#### Dataset excerpts

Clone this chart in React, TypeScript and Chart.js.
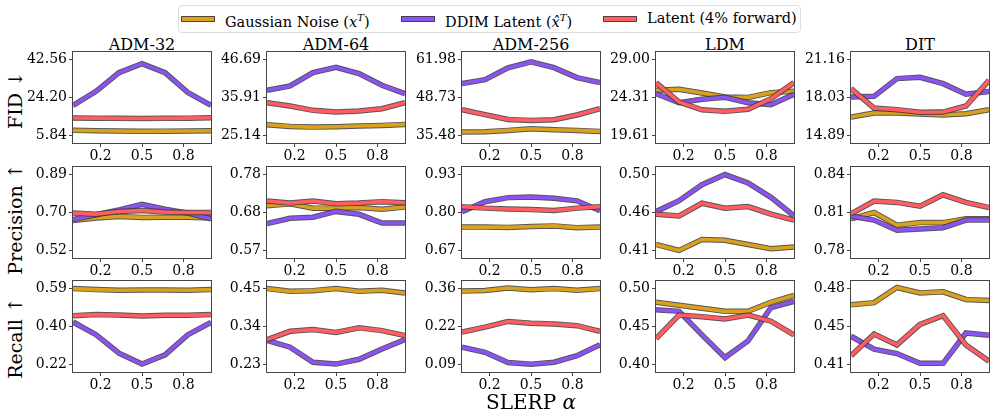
import React, { useEffect, useRef } from "react";
import { Chart, registerables } from "chart.js";
Chart.register(...registerables);

const FONT = "'DejaVu Serif', serif";

const alphas = [0, 0.167, 0.333, 0.5, 0.667, 0.833, 1];
const xTickValues = [0.2, 0.5, 0.8];
const models = ["ADM-32", "ADM-64", "ADM-256", "LDM", "DIT"];
const metricLabels = ["FID ↓", "Precision ↑", "Recall ↑"];

// FID
const fidNoise = [
  [8.3, 8.1, 8.0, 7.8, 7.9, 8.0, 8.1],
  [28.18, 27.7, 27.51, 27.61, 27.8, 27.99, 28.27],
  [36.67, 36.78, 37.23, 37.83, 37.48, 37.23, 36.88],
  [25.2, 25.32, 24.86, 24.37, 24.32, 24.91, 25.07],
  [16.41, 16.74, 16.74, 16.66, 16.58, 16.68, 17.02],
];
const fidDdim = [
  [20.4, 27.2, 36.2, 40.6, 36.2, 26.6, 20.4],
  [37.96, 39.19, 42.99, 44.51, 42.7, 39.38, 37.01],
  [53.58, 54.98, 59.07, 61.17, 59.17, 55.68, 53.93],
  [24.78, 23.66, 24.08, 24.32, 23.66, 23.41, 24.7],
  [18.07, 18.12, 19.59, 19.7, 19.17, 18.29, 18.53],
];
const fidLatent = [
  [14.3, 14.2, 14.1, 14.0, 14.1, 14.2, 14.4],
  [34.44, 33.5, 32.26, 31.79, 32.08, 32.74, 34.44],
  [44.47, 42.73, 41.08, 40.73, 40.97, 42.62, 44.83],
  [26.15, 23.75, 22.79, 22.59, 22.84, 24.16, 26.15],
  [18.76, 17.15, 17.02, 16.8, 16.82, 17.32, 19.45],
];
const fidTicks = [
  ["5.84", "24.20", "42.56"],
  ["25.14", "35.91", "46.69"],
  ["35.48", "48.73", "61.98"],
  ["19.61", "24.31", "29.00"],
  ["14.89", "18.03", "21.16"],
];

// Precision
const precNoise = [
  [0.666, 0.678, 0.686, 0.681, 0.682, 0.682, 0.678],
  [0.694, 0.699, 0.687, 0.687, 0.689, 0.684, 0.69],
  [0.75, 0.75, 0.749, 0.752, 0.754, 0.748, 0.75],
  [0.417, 0.41, 0.423, 0.422, 0.417, 0.412, 0.414],
  [0.805, 0.81, 0.8, 0.802, 0.802, 0.805, 0.805],
];
const precDdim = [
  [0.67, 0.694, 0.718, 0.745, 0.721, 0.702, 0.674],
  [0.644, 0.659, 0.662, 0.678, 0.67, 0.646, 0.646],
  [0.803, 0.837, 0.851, 0.853, 0.849, 0.84, 0.806],
  [0.456, 0.469, 0.488, 0.5, 0.49, 0.473, 0.451],
  [0.807, 0.804, 0.796, 0.797, 0.798, 0.804, 0.804],
];
const precLatent = [
  [0.702, 0.697, 0.71, 0.715, 0.707, 0.705, 0.705],
  [0.707, 0.701, 0.707, 0.699, 0.701, 0.705, 0.702],
  [0.82, 0.815, 0.812, 0.81, 0.807, 0.815, 0.82],
  [0.453, 0.451, 0.466, 0.46, 0.462, 0.453, 0.446],
  [0.809, 0.819, 0.818, 0.815, 0.824, 0.818, 0.814],
];
const precTicks = [
  ["0.52", "0.70", "0.89"],
  ["0.57", "0.68", "0.78"],
  ["0.67", "0.80", "0.93"],
  ["0.41", "0.46", "0.50"],
  ["0.78", "0.81", "0.84"],
];

// Recall
const recNoise = [
  [0.59, 0.585, 0.582, 0.583, 0.583, 0.582, 0.585],
  [0.45, 0.442, 0.444, 0.45, 0.442, 0.445, 0.437],
  [0.351, 0.353, 0.362, 0.356, 0.36, 0.354, 0.36],
  [0.482, 0.478, 0.474, 0.47, 0.47, 0.482, 0.491],
  [0.465, 0.467, 0.481, 0.476, 0.477, 0.47, 0.469],
];
const recDdim = [
  [0.427, 0.365, 0.275, 0.222, 0.267, 0.365, 0.425],
  [0.3, 0.28, 0.236, 0.231, 0.245, 0.275, 0.302],
  [0.151, 0.133, 0.097, 0.091, 0.098, 0.121, 0.16],
  [0.472, 0.47, 0.439, 0.409, 0.431, 0.475, 0.483],
  [0.436, 0.424, 0.42, 0.411, 0.411, 0.439, 0.437],
];
const recLatent = [
  [0.458, 0.463, 0.461, 0.456, 0.46, 0.46, 0.463],
  [0.302, 0.326, 0.331, 0.323, 0.336, 0.328, 0.314],
  [0.205, 0.223, 0.243, 0.237, 0.234, 0.228, 0.208],
  [0.434, 0.465, 0.463, 0.46, 0.465, 0.457, 0.439],
  [0.418, 0.438, 0.428, 0.447, 0.455, 0.428, 0.413],
];
const recTicks = [
  ["0.22", "0.40", "0.59"],
  ["0.23", "0.34", "0.45"],
  ["0.09", "0.22", "0.36"],
  ["0.40", "0.45", "0.50"],
  ["0.41", "0.45", "0.48"],
];

const rowsNoise = [fidNoise, precNoise, recNoise];
const rowsDdim = [fidDdim, precDdim, recDdim];
const rowsLatent = [fidLatent, precLatent, recLatent];
const rowsTicks = [fidTicks, precTicks, recTicks];

const COLORS = { noise: "#DBA11B", ddim: "#8B52F4", latent: "#FF5D62" };
const OUTLINE = "rgba(55,55,55,0.85)";

const COL_LEFTS = [73, 267, 462, 656, 851];
const ROW_TOPS = [52, 167, 281];
const PLOT_W = 138;
const PLOT_H = 91;
const PAD_L = 62;
const PAD_T = 14;
const PAD_R = 10;
const PAD_B = 26;

const framePlugin = {
  id: "frame",
  afterDatasetsDraw(chart: any) {
    const { ctx, chartArea: a } = chart;
    ctx.save();
    ctx.strokeStyle = "#444";
    ctx.lineWidth = 1;
    ctx.strokeRect(Math.round(a.left) - 0.5, Math.round(a.top) - 0.5, Math.round(a.right - a.left) + 1, Math.round(a.bottom - a.top) + 1);
    ctx.restore();
  },
};

function Panel({ row, col }: { row: number; col: number }) {
  const ref = useRef<HTMLCanvasElement>(null);
  useEffect(() => {
    const labels = rowsTicks[row][col];
    const lo = parseFloat(labels[0]);
    const hi = parseFloat(labels[2]);
    const span = hi - lo;
    const toPts = (vals: number[]) => alphas.map((a, i) => ({ x: a, y: vals[i] }));
    const series = [
      { vals: rowsNoise[row][col], color: COLORS.noise },
      { vals: rowsDdim[row][col], color: COLORS.ddim },
      { vals: rowsLatent[row][col], color: COLORS.latent },
    ];
    const datasets: any[] = [];
    series.forEach((s, k) => {
      datasets.push({
        data: toPts(s.vals),
        borderColor: OUTLINE,
        borderWidth: 5.5,
        pointRadius: 0,
        tension: 0,
        clip: 0,
        order: 10 - 2 * k,
      });
      datasets.push({
        data: toPts(s.vals),
        borderColor: s.color,
        borderWidth: 3.6,
        pointRadius: 0,
        tension: 0,
        clip: 0,
        order: 9 - 2 * k,
      });
    });
    const chart = new Chart(ref.current as HTMLCanvasElement, {
      type: "line",
      data: { datasets },
      plugins: [framePlugin],
      options: {
        responsive: false,
        maintainAspectRatio: false,
        animation: false,
        events: [],
        layout: { padding: { left: 0, top: PAD_T, right: PAD_R, bottom: 0 } },
        plugins: { legend: { display: false }, tooltip: { enabled: false } },
        scales: {
          x: {
            type: "linear",
            min: 0,
            max: 1,
            bounds: "data",
            afterBuildTicks: (ax: any) => {
              ax.ticks = xTickValues.map((v) => ({ value: v }));
            },
            afterFit: (ax: any) => {
              ax.height = PAD_B;
            },
            ticks: {
              autoSkip: false,
              maxRotation: 0,
              padding: 1,
              color: "#000",
              font: { family: FONT, size: 14 },
              callback: (v: any) => Number(v).toFixed(1),
            },
            grid: { drawOnChartArea: false, tickLength: 4, color: "#444" },
            border: { display: false },
          },
          y: {
            type: "linear",
            min: lo - 0.1 * span,
            max: hi + 0.1 * span,
            bounds: "data",
            afterBuildTicks: (ax: any) => {
              ax.ticks = [lo, (lo + hi) / 2, hi].map((v) => ({ value: v }));
            },
            afterFit: (ax: any) => {
              ax.width = PAD_L;
            },
            ticks: {
              autoSkip: false,
              padding: 2,
              color: "#000",
              font: { family: FONT, size: 14 },
              callback: (_v: any, i: number) => labels[i],
            },
            grid: { drawOnChartArea: false, tickLength: 4, color: "#444" },
            border: { display: false },
          },
        },
      } as any,
    });
    return () => chart.destroy();
  }, [row, col]);
  const w = PAD_L + PLOT_W + PAD_R;
  const h = PAD_T + PLOT_H + PAD_B;
  return (
    <canvas
      ref={ref}
      width={w}
      height={h}
      style={{ position: "absolute", left: COL_LEFTS[col] - PAD_L, top: ROW_TOPS[row] - PAD_T, width: w, height: h }}
    />
  );
}

function LegendLine({ left, color }: { left: number; color: string }) {
  return (
    <div
      style={{
        position: "absolute",
        left,
        top: 16,
        width: 32,
        height: 3.6,
        background: color,
        border: `1px solid ${OUTLINE}`,
        boxSizing: "content-box",
      }}
    />
  );
}

const legendText: React.CSSProperties = {
  position: "absolute",
  top: 11,
  fontFamily: FONT,
  fontSize: 14.5,
  lineHeight: "14px",
  whiteSpace: "nowrap",
  color: "#000",
};

export default function App() {
  const rowLabelCenters = [100, 219, 338];
  return (
    <div style={{ position: "absolute", left: 0, top: 0, width: 996, height: 419, background: "#fff", overflow: "hidden" }}>
      {/* legend */}
      <div
        style={{
          position: "absolute",
          left: 178,
          top: 5,
          width: 623,
          height: 28,
          border: "1px solid #ddd",
          borderRadius: 4,
          boxSizing: "border-box",
        }}
      />
      <LegendLine left={181} color={COLORS.noise} />
      <div style={{ ...legendText, left: 225 }}>
        Gaussian Noise (<i>x</i>
        <sup style={{ fontSize: 10, fontStyle: "italic", verticalAlign: 6 }}>T</sup>)
      </div>
      <LegendLine left={401} color={COLORS.ddim} />
      <div style={{ ...legendText, left: 445 }}>
        DDIM Latent (<i>x&#770;</i>
        <sup style={{ fontSize: 10, fontStyle: "italic", verticalAlign: 6 }}>T</sup>)
      </div>
      <LegendLine left={603} color={COLORS.latent} />
      <div style={{ ...legendText, left: 647 }}>Latent (4% forward)</div>

      {/* titles */}
      {models.map((m, c) => (
        <div
          key={m}
          style={{
            position: "absolute",
            left: COL_LEFTS[c] + PLOT_W / 2,
            top: 36.5,
            transform: "translateX(-50%)",
            fontFamily: FONT,
            fontSize: 16,
            lineHeight: "16px",
            whiteSpace: "nowrap",
          }}
        >
          {m}
        </div>
      ))}

      {/* row labels */}
      {metricLabels.map((t, r) => (
        <div
          key={t}
          style={{
            position: "absolute",
            left: 15,
            top: rowLabelCenters[r],
            transform: "translate(-50%, -50%) rotate(-90deg)",
            fontFamily: FONT,
            fontSize: 19,
            lineHeight: "20px",
            whiteSpace: "nowrap",
          }}
        >
          {t}
        </div>
      ))}

      {[0, 1, 2].map((r) => [0, 1, 2, 3, 4].map((c) => <Panel key={`${r}-${c}`} row={r} col={c} />))}

      {/* x label */}
      <div
        style={{
          position: "absolute",
          left: 531,
          top: 392,
          transform: "translateX(-50%)",
          fontFamily: FONT,
          fontSize: 20,
          lineHeight: "20px",
          whiteSpace: "nowrap",
        }}
      >
        SLERP <i>α</i>
      </div>
    </div>
  );
}
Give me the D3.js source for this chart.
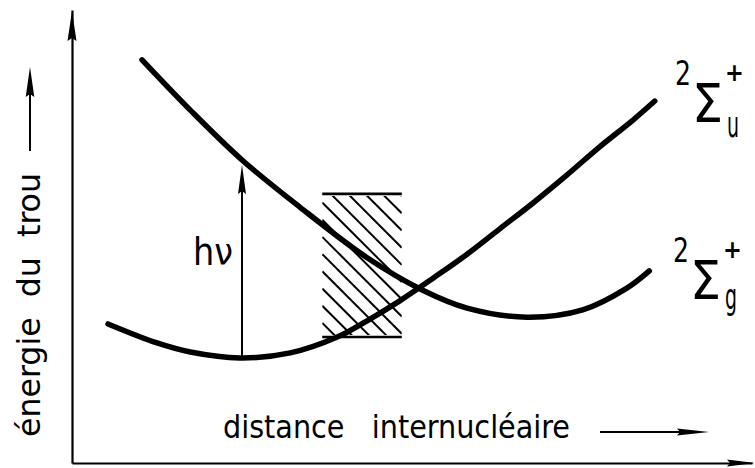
<!DOCTYPE html>
<html>
<head>
<meta charset="utf-8">
<script src="https://cdn.jsdelivr.net/npm/d3@7"></script>
<style>
  html, body { margin: 0; padding: 0; background: #fff; }
  svg { display: block; }
  text { font-family: "DejaVu Sans Condensed", "DejaVu Sans", sans-serif; fill: #000; white-space: pre; }
</style>
</head>
<body>
<svg id="chart" width="755" height="468"></svg>
<script>
// Potential curves of the hole (arbitrary units: internuclear distance, energy)
const sigmaGx = [10.3, 17.4, 25.0, 33.5, 43.4, 51.5, 58.1, 66.9, 75.1, 81.6, 84.9];
const sigmaGy = [89.0, 77.9, 66.9, 56.5, 45.3, 38.2, 34.2, 32.2, 33.8, 38.6, 42.4];

const sigmaUx = [5.3, 12.5, 17.4, 24.7, 32.1, 39.0, 43.4, 48.2, 53.1, 58.1, 62.9, 67.8, 72.8, 77.6, 82.5, 85.7];
const sigmaUy = [30.7, 26.5, 24.5, 23.2, 24.3, 27.8, 31.4, 35.8, 40.8, 46.1, 51.7, 57.4, 63.6, 69.8, 75.7, 79.9];

// Vertical transition h·nu: from the minimum of the lower state up to the upper curve
const transitionX = [25.0];
const transitionY = [23.2, 65.8];

// Shaded region (distance range, energy range)
const bandX = [36.8, 48.5];
const bandY = [27.8, 59.4];

const labels = ["énergie  du  trou", "distance   internucléaire", "hν"];
const states = ["u", "g"];

const svg = d3.select("#chart");
const x = d3.scaleLinear().domain([0, 100]).range([72, 752]);
const y = d3.scaleLinear().domain([0, 100]).range([463, 10]);

// Filled spear-shaped arrow head with its tip at (tx, ty), pointing along angle a
function head(g, tx, ty, a, len, hw) {
  const ca = Math.cos(a), sa = Math.sin(a);
  const bx = tx - ca * len, by = ty - sa * len;
  const p = d3.path();
  p.moveTo(tx, ty);
  p.lineTo(bx - sa * hw, by + ca * hw);
  p.lineTo(bx + ca * 3, by + sa * 3);
  p.lineTo(bx + sa * hw, by - ca * hw);
  p.closePath();
  g.append("path").attr("d", p.toString()).attr("fill", "#000");
}

// Axes (no ticks), drawn with d3 axes
svg.append("g").attr("transform", `translate(0,${y(0)})`)
  .call(d3.axisBottom(x).tickValues([]).tickSizeOuter(0));
svg.append("g").attr("transform", `translate(${x(0)},0)`)
  .call(d3.axisLeft(y).tickValues([]).tickSizeOuter(0));
svg.selectAll(".domain").attr("stroke", "#000").attr("stroke-width", 2.2);
head(svg, x(100) + 3, y(0), 0, 28, 3.6);
head(svg, x(0), y(100) + 1, -Math.PI / 2, 30, 4.5);

// Shaded band: top and bottom edges plus diagonal hatching
const bx0 = x(bandX[0]), bx1 = x(bandX[1]);
const by0 = y(bandY[1]), by1 = y(bandY[0]);
svg.append("clipPath").attr("id", "bandClip")
  .append("rect").attr("x", bx0).attr("y", by0 + 2).attr("width", bx1 - bx0).attr("height", by1 - by0 - 4);
const hatch = svg.append("g").attr("clip-path", "url(#bandClip)");
const step = 17.2;
for (let c = (by0 - bx0) - 1.5 * step - Math.ceil((bx1 - bx0) / step) * step; c < by1 - bx0 + step; c += step) {
  // lines y = x + c
  hatch.append("line")
    .attr("x1", bx0).attr("y1", bx0 + c)
    .attr("x2", bx1).attr("y2", bx1 + c)
    .attr("stroke", "#000").attr("stroke-width", 2);
}
[by0, by1].forEach(yy => {
  svg.append("line").attr("x1", bx0).attr("x2", bx1).attr("y1", yy).attr("y2", yy)
    .attr("stroke", "#000").attr("stroke-width", 2.6);
});

// Potential curves
const line = d3.line().x(d => x(d[0])).y(d => y(d[1])).curve(d3.curveCatmullRom.alpha(0.5));
[[sigmaGx, sigmaGy], [sigmaUx, sigmaUy]].forEach(([xs, ys]) => {
  svg.append("path")
    .attr("d", line(xs.map((v, i) => [v, ys[i]])))
    .attr("fill", "none").attr("stroke", "#000")
    .attr("stroke-width", 5.5).attr("stroke-linecap", "round");
});

// Transition arrow
const tx = x(transitionX[0]);
svg.append("line").attr("x1", tx).attr("x2", tx)
  .attr("y1", y(transitionY[0])).attr("y2", y(transitionY[1]) + 20)
  .attr("stroke", "#000").attr("stroke-width", 2);
head(svg, tx, y(transitionY[1]), -Math.PI / 2, 29, 4);
svg.append("text").attr("x", 193).attr("y", 265)
  .attr("font-size", 37).attr("textLength", 40).attr("lengthAdjust", "spacingAndGlyphs")
  .text(labels[2]);

// State term symbols 2Σ+ with u/g subscript, one text element each
function stateLabel(x0, y0, sub) {
  const t = svg.append("text");
  t.append("tspan").attr("x", x0).attr("y", y0).attr("font-size", 33)
    .attr("textLength", 16).attr("lengthAdjust", "spacingAndGlyphs").text("2");
  t.append("tspan").attr("x", x0 + 17).attr("y", y0 + 37).attr("font-size", 54)
    .attr("textLength", 31).attr("lengthAdjust", "spacingAndGlyphs").text("Σ");
  t.append("tspan").attr("x", x0 + 50).attr("y", y0 - 4).attr("font-size", 25)
    .attr("font-weight", "bold").text("+");
  t.append("tspan").attr("x", x0 + 52).attr("y", y0 + (sub === "g" ? 47 : 52)).attr("font-size", 36)
    .attr("textLength", 12).attr("lengthAdjust", "spacingAndGlyphs").text(sub);
}
stateLabel(675, 85, states[0]);
stateLabel(673, 262, states[1]);

// Axis titles with their arrows
svg.append("text").attr("transform", "translate(40,437) rotate(-90)")
  .attr("font-size", 32).attr("textLength", 264).attr("lengthAdjust", "spacingAndGlyphs")
  .attr("xml:space", "preserve")
  .text(labels[0]);
svg.append("line").attr("x1", 30).attr("x2", 30).attr("y1", 151).attr("y2", 90)
  .attr("stroke", "#000").attr("stroke-width", 2);
head(svg, 30, 67, -Math.PI / 2, 30, 4.3);

svg.append("text").attr("x", 223).attr("y", 438)
  .attr("font-size", 32).attr("textLength", 347).attr("lengthAdjust", "spacingAndGlyphs")
  .attr("xml:space", "preserve")
  .text(labels[1]);
svg.append("line").attr("x1", 600).attr("x2", 685).attr("y1", 432).attr("y2", 432)
  .attr("stroke", "#000").attr("stroke-width", 2);
head(svg, 709, 432, 0, 32, 3.6);
</script>
</body>
</html>
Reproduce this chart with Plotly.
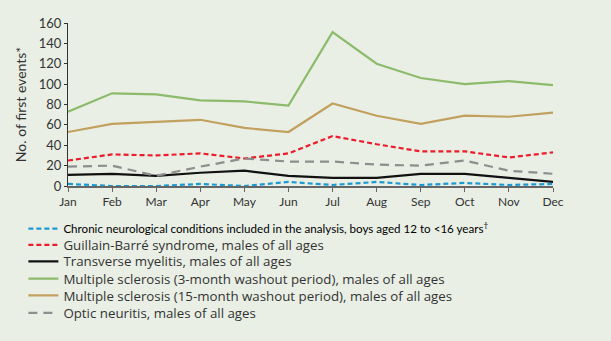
import plotly.graph_objects as go

months = ["Jan", "Feb", "Mar", "Apr", "May", "Jun", "Jul", "Aug", "Sep", "Oct", "Nov", "Dec"]

chronic_boys = [2, 0, 0, 2, 0, 4, 1, 4, 1, 3, 1, 2]
gbs = [25, 31, 30, 32, 27, 32, 49, 41, 34, 34, 28, 33]
tm = [11, 12, 10, 13, 15, 10, 8, 8, 12, 12, 8, 4]
ms3 = [73, 91, 90, 84, 83, 79, 151, 120, 106, 100, 103, 99]
ms15 = [53, 61, 63, 65, 57, 53, 81, 69, 61, 69, 68, 72]
optic = [19, 20, 10, 19, 27, 24, 24, 21, 20, 25, 15, 12]

y_ticks = [0, 20, 40, 60, 80, 100, 120, 140, 160]

tight = "Lato, sans-serif"
wide = "'Open Sans', Lato, sans-serif"

series = [
    ("Chronic neurological conditions included in the analysis, boys aged 12 to <16 years<sup>†</sup>",
     chronic_boys, "#1E9AD3", "5px,3px", "#000000", tight, 11.6),
    ("Guillain-Barré syndrome, males of all ages", gbs, "#EC1C2A", "5px,3px", "#333333", wide, 13.3),
    ("Transverse myelitis, males of all ages", tm, "#111111", "solid", "#333333", wide, 13.3),
    ("Multiple sclerosis (3-month washout period), males of all ages", ms3, "#8DBB6C", "solid", "#333333", wide, 13.3),
    ("Multiple sclerosis (15-month washout period), males of all ages", ms15, "#C2A05E", "solid", "#333333", wide, 13.3),
    ("Optic neuritis, males of all ages", optic, "#8E8E8E", "9px,6px", "#333333", wide, 13.3),
]

bg = "#E9EFE5"
legend_rows_y = [-0.262, -0.363, -0.464, -0.571, -0.673, -0.780]

fig = go.Figure()
layout_legends = {}
for i, (name, vals, color, dash, tcolor, fam, fsize) in enumerate(series):
    key = "legend" if i == 0 else f"legend{i + 1}"
    fig.add_trace(go.Scatter(
        x=months, y=vals, mode="lines", name=name, legend=key,
        line=dict(color=color, width=2.2, dash=dash),
        cliponaxis=False,
    ))
    layout_legends[key] = dict(
        x=-0.092, y=legend_rows_y[i], xanchor="left", yanchor="middle",
        bgcolor="rgba(0,0,0,0)", borderwidth=0,
        font=dict(family=fam, size=fsize, color=tcolor),
        itemwidth=30,
    )

fig.update_layout(
    width=611, height=341,
    paper_bgcolor=bg, plot_bgcolor=bg,
    margin=dict(l=68, r=58, t=23, b=150),
    font=dict(family="Lato, 'Open Sans', sans-serif", size=12, color="#222222"),
    showlegend=True,
    xaxis=dict(
        type="category", range=[0, 11], showgrid=False, zeroline=False,
        showline=True, linecolor="#666666", linewidth=1.5,
        ticks="outside", ticklen=4, tickcolor="#666666",
        tickfont=dict(size=12, color="#333333"),
    ),
    yaxis=dict(
        range=[0, 160], tickvals=y_ticks, showgrid=False, zeroline=False,
        showline=True, linecolor="#333333", linewidth=1.2,
        ticks="outside", ticklen=3, tickcolor="#333333",
        tickfont=dict(size=13, color="#333333"),
        title=dict(text="No. of first events*", font=dict(size=14, color="#333333"), standoff=8),
    ),
    **layout_legends,
)

fig.write_html("out.html")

#### Directions for this task
Filter for "with". Return all lines that hold it.

#### Result for this exercise
// Filled spear-shaped arrow head with its tip at (tx, ty), pointing along angle a
// Axes (no ticks), drawn with d3 axes
// State term symbols 2Σ+ with u/g subscript, one text element each
// Axis titles with their arrows
Reproduce this chart with Plotly.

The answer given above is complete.